-- Start of RECORDS --

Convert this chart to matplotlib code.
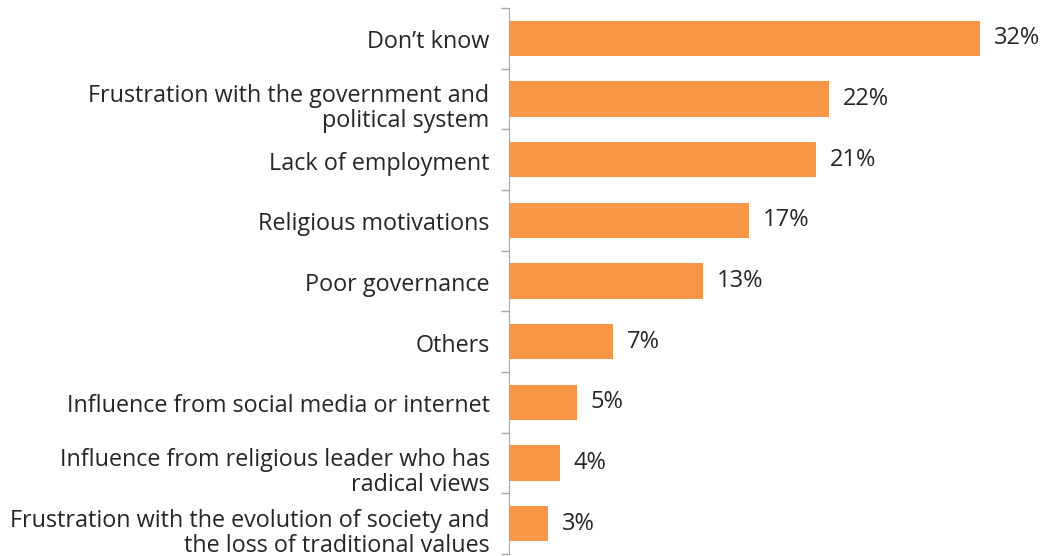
import matplotlib.pyplot as plt
import matplotlib.transforms as mtransforms
import numpy as np

categories = [
    "Don\u2019t know",
    "Frustration with the government and\npolitical system",
    "Lack of employment",
    "Religious motivations",
    "Poor governance",
    "Others",
    "Influence from social media or internet",
    "Influence from religious leader who has\nradical views",
    "Frustration with the evolution of society and\nthe loss of traditional values",
]
values = [32.5, 22.1, 21.2, 16.6, 13.4, 7.2, 4.7, 3.5, 2.7]
value_labels = ["32%", "22%", "21%", "17%", "13%", "7%", "5%", "4%", "3%"]

plt.rcParams['font.family'] = ['Open Sans', 'DejaVu Sans']

fig = plt.figure(figsize=(10.49, 5.56), dpi=100)
ax = fig.add_axes([509 / 1049, 2 / 556, (1016 - 509) / 1049, (548 - 2) / 556])

y = np.arange(len(categories))
ax.barh(y, values, height=0.58, color='#F79646')
ax.set_ylim(len(categories) - 0.5, -0.5)
ax.set_xlim(0, 35)

for yi, v, lab in zip(y, values, value_labels):
    ax.text(v + 0.95, yi, lab, va='center', ha='left', fontsize=17, color='#262626')

ax.set_yticks(y)
ax.set_yticklabels(categories, fontsize=16.8, color='#262626', linespacing=1.05)
ax.set_yticks(np.arange(len(categories) + 1) - 0.5, minor=True)
ax.tick_params(axis='y', which='major', length=0, pad=14)
ax.tick_params(axis='y', which='minor', length=6, color='#A6A6A6', width=1)
ax.set_xticks([])
for s in ['top', 'right', 'bottom']:
    ax.spines[s].set_visible(False)
ax.spines['left'].set_color('#A6A6A6')

# two-line labels sit a little low in the original
for lbl in ax.get_yticklabels():
    shift = -6 if '\n' in lbl.get_text() else -1
    lbl.set_transform(lbl.get_transform() +
                      mtransforms.ScaledTranslation(0, shift / 100, fig.dpi_scale_trans))

fig.savefig('out.png', dpi=100)
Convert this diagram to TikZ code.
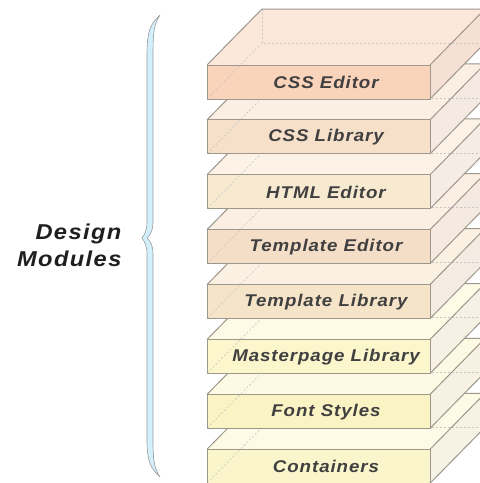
\documentclass[tikz,border=0pt]{standalone}
\usepackage{fontspec}
\setmainfont{Liberation Sans}
\newfontfamily\labfont[LetterSpace=5]{Liberation Sans}
\newfontfamily\bigfont[LetterSpace=6]{Liberation Sans}
\definecolor{edgecol}{HTML}{9E978C}
\newcommand{\wide}[1]{\scalebox{1.1}[1]{#1}}
\begin{document}
\begin{tikzpicture}[x=1pt,y=-1pt,
  edge/.style={draw=edgecol, line width=1pt, line join=round},
  hidden/.style={draw=gray!45, line width=0.6pt, dash pattern=on 2pt off 2pt},
  slabtext/.style={font=\labfont\bfseries\itshape\fontsize{17}{20}\selectfont, text=black!75},
  bigtext/.style={font=\bigfont\bfseries\itshape\fontsize{21.5}{26}\selectfont, text=black!88, anchor=base east},
  bracestyle/.style={draw=gray!80, fill=cyan!18!white, line width=0.6pt, line join=round}
]
\useasboundingbox (0,0) rectangle (480,483);
\begin{scope}
\clip (0,0) rectangle (480,483);
\def\dx{55}\def\dy{56}
\foreach \i/\lab/\fc/\tc/\sc in {
  7/Containers/FAF5CB/FDFAE6/F6F2E4,
  6/Font Styles/FAF3C4/FDF9E2/F6F1E2,
  5/Masterpage Library/FBF6CC/FDFAE6/F6F1E4,
  4/Template Library/F6E4C8/FBF1E2/F4ECE3,
  3/Template Editor/F5DEC8/FBEEE3/F4EAE2,
  2/HTML Editor/F8EAD1/FCF3E6/F5EDE5,
  1/CSS Library/F6E0CA/FBEFE4/F5EAE3,
  0/CSS Editor/FAD3BB/FCE8DA/F6E0D4} {
  \pgfmathsetmacro\yt{65+54.9*\i}
  \pgfmathsetmacro\yb{\yt+34}
  \definecolor{fcol}{HTML}{\fc}
  \definecolor{tcol}{HTML}{\tc}
  \definecolor{scol}{HTML}{\sc}
  \fill[tcol] (207,\yt) -- (207+\dx,\yt-\dy) -- (430+\dx,\yt-\dy) -- (430,\yt) -- cycle;
  \fill[scol] (430,\yt) -- (430+\dx,\yt-\dy) -- (430+\dx,\yb-\dy) -- (430,\yb) -- cycle;
  \fill[fcol] (207,\yt) rectangle (430,\yb);
  \draw[hidden] (207+\dx,\yt-\dy) -- (207+\dx,\yb-\dy) -- (430+\dx,\yb-\dy);
  \draw[hidden] (207+\dx,\yb-\dy) -- (207,\yb);
  \draw[edge] (207,\yt) -- (207+\dx,\yt-\dy) -- (430+\dx,\yt-\dy) -- (430,\yt);
  \draw[edge] (430+\dx,\yt-\dy) -- (430+\dx,\yb-\dy) -- (430,\yb);
  \draw[edge] (207,\yt) rectangle (430,\yb);
  \node[slabtext] (s\i) at (326,\yt+17.5) {\wide{\lab}};
}
\end{scope}
\draw[bracestyle] (160,15) .. controls (150,24) and (147,32) .. (147,55)
  -- (147,222) .. controls (147,230) and (145,234) .. (142,238)
  .. controls (145,242) and (147,246) .. (147,254)
  -- (147,440) .. controls (147,460) and (150,468) .. (160,477)
  .. controls (154,468) and (153,460) .. (153,440)
  -- (153,254) .. controls (153,246) and (151,242) .. (147,238)
  .. controls (151,234) and (153,230) .. (153,222)
  -- (153,55) .. controls (153,32) and (154,24) .. (160,15) -- cycle;
\node[bigtext] (d1) at (125,239) {\wide{Design}};
\node[bigtext] (d2) at (125,266) {\wide{Modules}};
\end{tikzpicture}
\end{document}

-- End of RECORDS --

• [EXERCISE DIRECTIONS]
Drop the pictures and reproduce the rest of the entries above exactly.

• [EXPECTED ANSWER]
Convert this chart to matplotlib code.
import matplotlib.pyplot as plt
import matplotlib.transforms as mtransforms
import numpy as np

categories = [
    "Don\u2019t know",
    "Frustration with the government and\npolitical system",
    "Lack of employment",
    "Religious motivations",
    "Poor governance",
    "Others",
    "Influence from social media or internet",
    "Influence from religious leader who has\nradical views",
    "Frustration with the evolution of society and\nthe loss of traditional values",
]
values = [32.5, 22.1, 21.2, 16.6, 13.4, 7.2, 4.7, 3.5, 2.7]
value_labels = ["32%", "22%", "21%", "17%", "13%", "7%", "5%", "4%", "3%"]

plt.rcParams['font.family'] = ['Open Sans', 'DejaVu Sans']

fig = plt.figure(figsize=(10.49, 5.56), dpi=100)
ax = fig.add_axes([509 / 1049, 2 / 556, (1016 - 509) / 1049, (548 - 2) / 556])

y = np.arange(len(categories))
ax.barh(y, values, height=0.58, color='#F79646')
ax.set_ylim(len(categories) - 0.5, -0.5)
ax.set_xlim(0, 35)

for yi, v, lab in zip(y, values, value_labels):
    ax.text(v + 0.95, yi, lab, va='center', ha='left', fontsize=17, color='#262626')

ax.set_yticks(y)
ax.set_yticklabels(categories, fontsize=16.8, color='#262626', linespacing=1.05)
ax.set_yticks(np.arange(len(categories) + 1) - 0.5, minor=True)
ax.tick_params(axis='y', which='major', length=0, pad=14)
ax.tick_params(axis='y', which='minor', length=6, color='#A6A6A6', width=1)
ax.set_xticks([])
for s in ['top', 'right', 'bottom']:
    ax.spines[s].set_visible(False)
ax.spines['left'].set_color('#A6A6A6')

# two-line labels sit a little low in the original
for lbl in ax.get_yticklabels():
    shift = -6 if '\n' in lbl.get_text() else -1
    lbl.set_transform(lbl.get_transform() +
                      mtransforms.ScaledTranslation(0, shift / 100, fig.dpi_scale_trans))

fig.savefig('out.png', dpi=100)
Convert this diagram to TikZ code.
\documentclass[tikz,border=0pt]{standalone}
\usepackage{fontspec}
\setmainfont{Liberation Sans}
\newfontfamily\labfont[LetterSpace=5]{Liberation Sans}
\newfontfamily\bigfont[LetterSpace=6]{Liberation Sans}
\definecolor{edgecol}{HTML}{9E978C}
\newcommand{\wide}[1]{\scalebox{1.1}[1]{#1}}
\begin{document}
\begin{tikzpicture}[x=1pt,y=-1pt,
  edge/.style={draw=edgecol, line width=1pt, line join=round},
  hidden/.style={draw=gray!45, line width=0.6pt, dash pattern=on 2pt off 2pt},
  slabtext/.style={font=\labfont\bfseries\itshape\fontsize{17}{20}\selectfont, text=black!75},
  bigtext/.style={font=\bigfont\bfseries\itshape\fontsize{21.5}{26}\selectfont, text=black!88, anchor=base east},
  bracestyle/.style={draw=gray!80, fill=cyan!18!white, line width=0.6pt, line join=round}
]
\useasboundingbox (0,0) rectangle (480,483);
\begin{scope}
\clip (0,0) rectangle (480,483);
\def\dx{55}\def\dy{56}
\foreach \i/\lab/\fc/\tc/\sc in {
  7/Containers/FAF5CB/FDFAE6/F6F2E4,
  6/Font Styles/FAF3C4/FDF9E2/F6F1E2,
  5/Masterpage Library/FBF6CC/FDFAE6/F6F1E4,
  4/Template Library/F6E4C8/FBF1E2/F4ECE3,
  3/Template Editor/F5DEC8/FBEEE3/F4EAE2,
  2/HTML Editor/F8EAD1/FCF3E6/F5EDE5,
  1/CSS Library/F6E0CA/FBEFE4/F5EAE3,
  0/CSS Editor/FAD3BB/FCE8DA/F6E0D4} {
  \pgfmathsetmacro\yt{65+54.9*\i}
  \pgfmathsetmacro\yb{\yt+34}
  \definecolor{fcol}{HTML}{\fc}
  \definecolor{tcol}{HTML}{\tc}
  \definecolor{scol}{HTML}{\sc}
  \fill[tcol] (207,\yt) -- (207+\dx,\yt-\dy) -- (430+\dx,\yt-\dy) -- (430,\yt) -- cycle;
  \fill[scol] (430,\yt) -- (430+\dx,\yt-\dy) -- (430+\dx,\yb-\dy) -- (430,\yb) -- cycle;
  \fill[fcol] (207,\yt) rectangle (430,\yb);
  \draw[hidden] (207+\dx,\yt-\dy) -- (207+\dx,\yb-\dy) -- (430+\dx,\yb-\dy);
  \draw[hidden] (207+\dx,\yb-\dy) -- (207,\yb);
  \draw[edge] (207,\yt) -- (207+\dx,\yt-\dy) -- (430+\dx,\yt-\dy) -- (430,\yt);
  \draw[edge] (430+\dx,\yt-\dy) -- (430+\dx,\yb-\dy) -- (430,\yb);
  \draw[edge] (207,\yt) rectangle (430,\yb);
  \node[slabtext] (s\i) at (326,\yt+17.5) {\wide{\lab}};
}
\end{scope}
\draw[bracestyle] (160,15) .. controls (150,24) and (147,32) .. (147,55)
  -- (147,222) .. controls (147,230) and (145,234) .. (142,238)
  .. controls (145,242) and (147,246) .. (147,254)
  -- (147,440) .. controls (147,460) and (150,468) .. (160,477)
  .. controls (154,468) and (153,460) .. (153,440)
  -- (153,254) .. controls (153,246) and (151,242) .. (147,238)
  .. controls (151,234) and (153,230) .. (153,222)
  -- (153,55) .. controls (153,32) and (154,24) .. (160,15) -- cycle;
\node[bigtext] (d1) at (125,239) {\wide{Design}};
\node[bigtext] (d2) at (125,266) {\wide{Modules}};
\end{tikzpicture}
\end{document}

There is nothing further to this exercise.